Ayer, 23 de octubre, Charly García celebró un nuevo cumpleaños. Figura esencial del rock argentino y latinoamericano, su vida trazó un puente entre la formación clásica y la irreverencia del escenario. En cada nota persiste un gesto de libertad, un desafío a toda norma y una búsqueda incesante de belleza.
Charly García aprendió a leer partituras antes que palabras. Su madre, profesora de música, descubrió pronto que aquel niño tenía oído absoluto. A los cinco años ingresó al Conservatorio Thibaud Piazzini de Buenos Aires, donde la música clásica fue su primer lenguaje: Bach, Chopin y Mozart eran parte de su infancia.
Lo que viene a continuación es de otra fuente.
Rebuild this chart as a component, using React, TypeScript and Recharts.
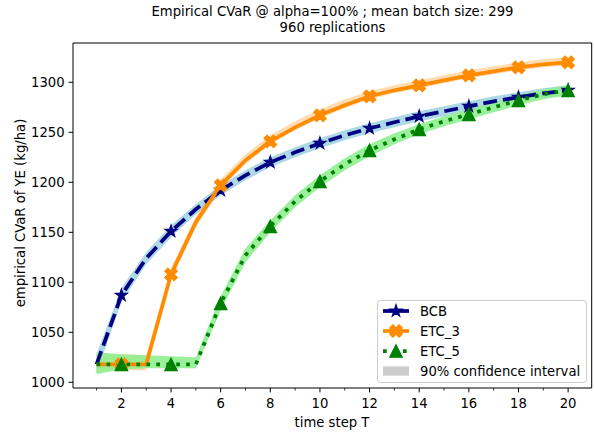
import React from 'react';
import { ComposedChart, Area, Line, XAxis, YAxis, Legend, ReferenceArea, Label } from 'recharts';

const steps = [1, 2, 3, 4, 5, 6, 7, 8, 9, 10, 11, 12, 13, 14, 15, 16, 17, 18, 19, 20];
const yTicks = [1000, 1050, 1100, 1150, 1200, 1250, 1300];

const bcb = [1018, 1087, 1124, 1151, 1173, 1192, 1207, 1220, 1230, 1239, 1247, 1254, 1260, 1266, 1271, 1276, 1281, 1285, 1289, 1292];
const bcbLow = [1009, 1080, 1118, 1145, 1168, 1187, 1202, 1215, 1225, 1234, 1242, 1249, 1255, 1261, 1266, 1271, 1276, 1280, 1284, 1287];
const bcbHigh = [1028, 1094, 1130, 1157, 1178, 1197, 1212, 1225, 1235, 1244, 1252, 1259, 1265, 1271, 1276, 1281, 1286, 1290, 1294, 1297];

const etc3 = [1018, 1018, 1018, 1108, 1160, 1197, 1222, 1241, 1255, 1267, 1277, 1286, 1292, 1297, 1302, 1307, 1311, 1315, 1318, 1320];
const etc3Low = [1010, 1012, 1012, 1102, 1155, 1193, 1218, 1238, 1252, 1264, 1274, 1283, 1289, 1294, 1299, 1304, 1308, 1312, 1315, 1317];
const etc3High = [1028, 1028, 1027, 1114, 1166, 1203, 1228, 1247, 1261, 1273, 1283, 1291, 1297, 1302, 1307, 1312, 1316, 1320, 1323, 1325];

const etc5 = [1018, 1018, 1018, 1018, 1018, 1079, 1127, 1156, 1181, 1201, 1218, 1232, 1243, 1253, 1261, 1268, 1275, 1282, 1288, 1292];
const etc5Low = [1008, 1013, 1014, 1014, 1014, 1072, 1120, 1150, 1175, 1195, 1212, 1226, 1238, 1248, 1256, 1263, 1270, 1277, 1283, 1287];
const etc5High = [1030, 1028, 1027, 1026, 1025, 1086, 1134, 1162, 1187, 1207, 1224, 1238, 1249, 1258, 1266, 1273, 1280, 1287, 1293, 1297];

const data = steps.map((t, i) => ({
  t,
  bcb: bcb[i],
  etc3: etc3[i],
  etc5: etc5[i],
  bcbBand: [bcbLow[i], bcbHigh[i]],
  etc3Band: [etc3Low[i], etc3High[i]],
  etc5Band: [etc5Low[i], etc5High[i]],
}));

const FONT = 'DejaVu Sans';
const FS = 13.2;
const MS = 12.5;

function starPoints(cx: number, cy: number, R: number) {
  const r = R * 0.381966;
  const pts: string[] = [];
  for (let i = 0; i < 10; i++) {
    const a = -Math.PI / 2 + (i * Math.PI) / 5;
    const rad = i % 2 === 0 ? R : r;
    pts.push(`${cx + rad * Math.cos(a)},${cy + rad * Math.sin(a)}`);
  }
  return pts.join(' ');
}

const xVerts = [
  [-1, -2], [0, -1], [1, -2], [2, -1], [1, 0], [2, 1],
  [1, 2], [0, 1], [-1, 2], [-2, 1], [-1, 0], [-2, -1],
];
function xPoints(cx: number, cy: number, size: number) {
  const u = size / 4;
  return xVerts.map(([a, b]) => `${cx + a * u},${cy + b * u}`).join(' ');
}
function triPoints(cx: number, cy: number, size: number) {
  const h = size / 2;
  return `${cx},${cy - h} ${cx - h},${cy + h} ${cx + h},${cy + h}`;
}

const Star = ({ cx, cy }: { cx: number; cy: number }) => (
  <polygon points={starPoints(cx, cy, MS / 2)} fill="#000080" stroke="#000080" strokeWidth={1.2} />
);
const Cross = ({ cx, cy }: { cx: number; cy: number }) => (
  <polygon points={xPoints(cx, cy, MS)} fill="#ff8c00" stroke="#ff8c00" strokeWidth={1.2} />
);
const Tri = ({ cx, cy }: { cx: number; cy: number }) => (
  <polygon points={triPoints(cx, cy, MS)} fill="#008000" stroke="#008000" strokeWidth={1.2} />
);

// markers only on even time steps
const makeDot = (name: string, Marker: React.FC<{ cx: number; cy: number }>) => (props: any) => {
  const { cx, cy, payload, index } = props;
  if (payload.t % 2 !== 0 || cx == null || cy == null) return <g key={`${name}-${index}`} />;
  return (
    <g key={`${name}-${index}`}>
      <Marker cx={cx} cy={cy} />
    </g>
  );
};

const XTick = (props: any) => {
  const { x, y, payload } = props;
  const major = payload.value % 2 === 0;
  return (
    <g>
      <line x1={x} x2={x} y1={y} y2={y + (major ? 4.4 : 2.5)} stroke="#000" strokeWidth={major ? 1 : 0.8} />
      {major && (
        <text x={x} y={y + 20} textAnchor="middle" fontSize={FS} fontFamily={FONT} fill="#000">
          {payload.value}
        </text>
      )}
    </g>
  );
};

const LegendBox = () => {
  const rows = [
    { label: 'BCB', kind: 'bcb' },
    { label: 'ETC_3', kind: 'etc3' },
    { label: 'ETC_5', kind: 'etc5' },
    { label: '90% confidence interval', kind: 'ci' },
  ];
  return (
    <svg width={210} height={83} style={{ display: 'block' }}>
      <rect x={0.5} y={0.5} width={209} height={82} rx={3} fill="#fff" fillOpacity={0.8} stroke="#cccccc" />
      {rows.map((r, i) => {
        const cy = 11 + i * 20;
        const x1 = 6;
        const x2 = 32;
        const mx = (x1 + x2) / 2;
        return (
          <g key={r.label}>
            {r.kind === 'bcb' && (
              <>
                <line x1={x1} x2={x2} y1={cy} y2={cy} stroke="#000080" strokeWidth={3.75} />
                <Star cx={mx} cy={cy} />
              </>
            )}
            {r.kind === 'etc3' && (
              <>
                <line x1={x1} x2={x2} y1={cy} y2={cy} stroke="#ff8c00" strokeWidth={3.75} />
                <Cross cx={mx} cy={cy} />
              </>
            )}
            {r.kind === 'etc5' && (
              <>
                <line x1={x1} x2={x2} y1={cy} y2={cy} stroke="#008000" strokeWidth={3.75} strokeDasharray="3.75 6.2" />
                <Tri cx={mx} cy={cy} />
              </>
            )}
            {r.kind === 'ci' && <rect x={x1} y={cy - 4.6} width={26} height={9.2} fill="#cccccc" />}
            <text x={43} y={cy + 4.8} fontSize={FS} fontFamily={FONT} fill="#000">
              {r.label}
            </text>
          </g>
        );
      })}
    </svg>
  );
};

export default function App() {
  return (
    <div style={{ position: 'absolute', left: 0, top: 0, width: 594, height: 433, background: '#fff', fontFamily: FONT }}>
      <div
        style={{
          position: 'absolute',
          left: 73,
          width: 519,
          top: 4,
          textAlign: 'center',
          fontSize: FS,
          lineHeight: '16px',
          color: '#000',
          fontFamily: FONT,
        }}
      >
        Empirical CVaR @ alpha=100% ; mean batch size: 299
        <br />
        960 replications
      </div>
      <ComposedChart
        width={594}
        height={433}
        data={data}
        margin={{ top: 43, right: 2.3, left: 0, bottom: 0 }}
        style={{ position: 'absolute', left: 0, top: 0, fontFamily: FONT }}
      >
        <XAxis
          dataKey="t"
          type="number"
          domain={[0.05, 20.95]}
          ticks={steps}
          interval={0}
          allowDataOverflow
          height={45}
          axisLine={false}
          tickLine={false}
          tickSize={0}
          tickMargin={0}
          tick={<XTick />}
        >
          <Label
            content={() => (
              <text x={332} y={427} textAnchor="middle" fontSize={FS} fontFamily={FONT} fill="#000">
                time step T
              </text>
            )}
          />
        </XAxis>
        <YAxis
          type="number"
          domain={[994.3, 1339.3]}
          ticks={yTicks}
          interval={0}
          allowDataOverflow
          width={73}
          axisLine={false}
          tickSize={4.4}
          tickMargin={4}
          tickLine={{ stroke: '#000' }}
          tick={{ fill: '#000', fontSize: FS, fontFamily: FONT }}
        >
          <Label
            content={() => (
              <text
                x={24.5}
                y={213}
                transform="rotate(-90 24.5 213)"
                textAnchor="middle"
                fontSize={FS}
                fontFamily={FONT}
                fill="#000"
              >
                empirical CVaR of YE (kg/ha)
              </text>
            )}
          />
        </YAxis>

        <Area dataKey="bcbBand" type="linear" stroke="none" fill="#add8e6" fillOpacity={1} dot={false} activeDot={false} isAnimationActive={false} />
        <Area dataKey="etc3Band" type="linear" stroke="none" fill="#ff8c00" fillOpacity={0.3} dot={false} activeDot={false} isAnimationActive={false} />
        <Area dataKey="etc5Band" type="linear" stroke="none" fill="#90ee90" fillOpacity={0.9} dot={false} activeDot={false} isAnimationActive={false} />

        <Line
          dataKey="bcb"
          type="linear"
          stroke="#000080"
          strokeWidth={3.75}
          strokeDasharray="13.9 6"
          dot={makeDot('bcb', Star)}
          activeDot={false}
          isAnimationActive={false}
        />
        <Line
          dataKey="etc3"
          type="linear"
          stroke="#ff8c00"
          strokeWidth={3.75}
          dot={makeDot('etc3', Cross)}
          activeDot={false}
          isAnimationActive={false}
        />
        <Line
          dataKey="etc5"
          type="linear"
          stroke="#008000"
          strokeWidth={3.75}
          strokeDasharray="3.75 6.2"
          dot={makeDot('etc5', Tri)}
          activeDot={false}
          isAnimationActive={false}
        />

        <ReferenceArea x1={0.05} x2={20.95} y1={994.3} y2={1339.3} fill="none" stroke="#000" strokeWidth={1} ifOverflow="visible" />

        <Legend
          layout="vertical"
          align="center"
          verticalAlign="middle"
          content={() => <LegendBox />}
          wrapperStyle={{ left: 377, top: 300, width: 210, height: 83 }}
        />
      </ComposedChart>
    </div>
  );
}
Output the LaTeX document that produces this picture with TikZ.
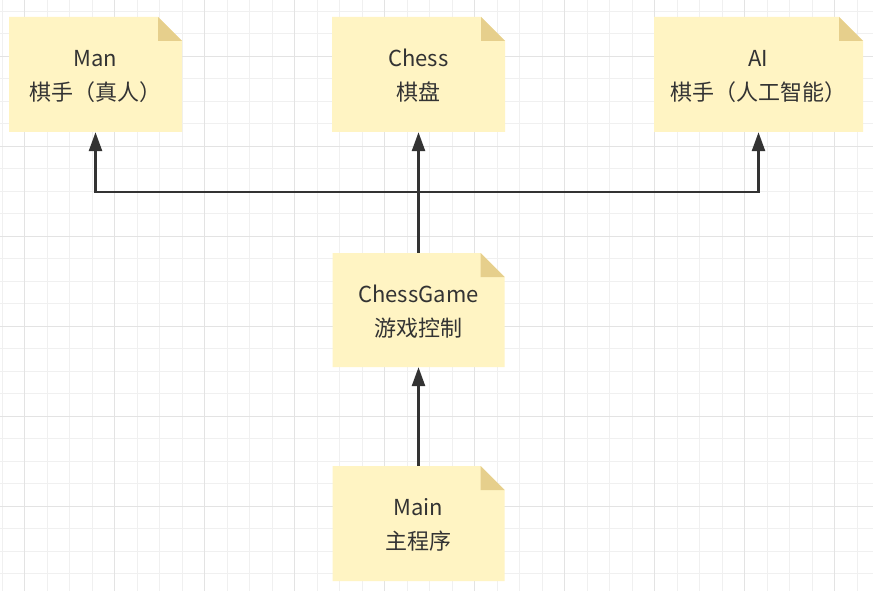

Pero en los bordes de ese orden perfecto empezaba a latir una inquietud distinta, una rebeldía que más tarde se llamaría rock.
Desde los años setenta, su historia acompaña la del país y la de toda una generación. Con Sui Generis, junto a Nito Mestre, puso palabras a la adolescencia, la censura y el desencanto. Con La Máquina de Hacer Pájaros exploró la complejidad sonora y las estructuras progresivas. Y con Seru Girán, alcanzó una síntesis magistral entre la sofisticación musical y la ironía poética.
Su carrera solista, iniciada con Yendo de la cama al living, marcó el comienzo de un universo propio: experimental, introspectivo y provocador. Cada disco —Piano Bar, Parte de la religión, Say No More, Random— retrata una etapa de su vida y del país, con la honestidad brutal de quien se entrega por completo a su arte.
En Charly conviven la ternura y el desborde, la caída y el resplandor. Su voz quebrada, su figura imprevisible, su capacidad para convertir el dolor en melodía lo transformaron en símbolo de libertad y sensibilidad.
Hoy, a sus 74 años, su legado sigue vibrando. No hay tiempo ni moda que lo contenga: su música continúa interrogando al mundo, con la misma fuerza de aquel joven que un día decidió desafinar, pero jamás callar.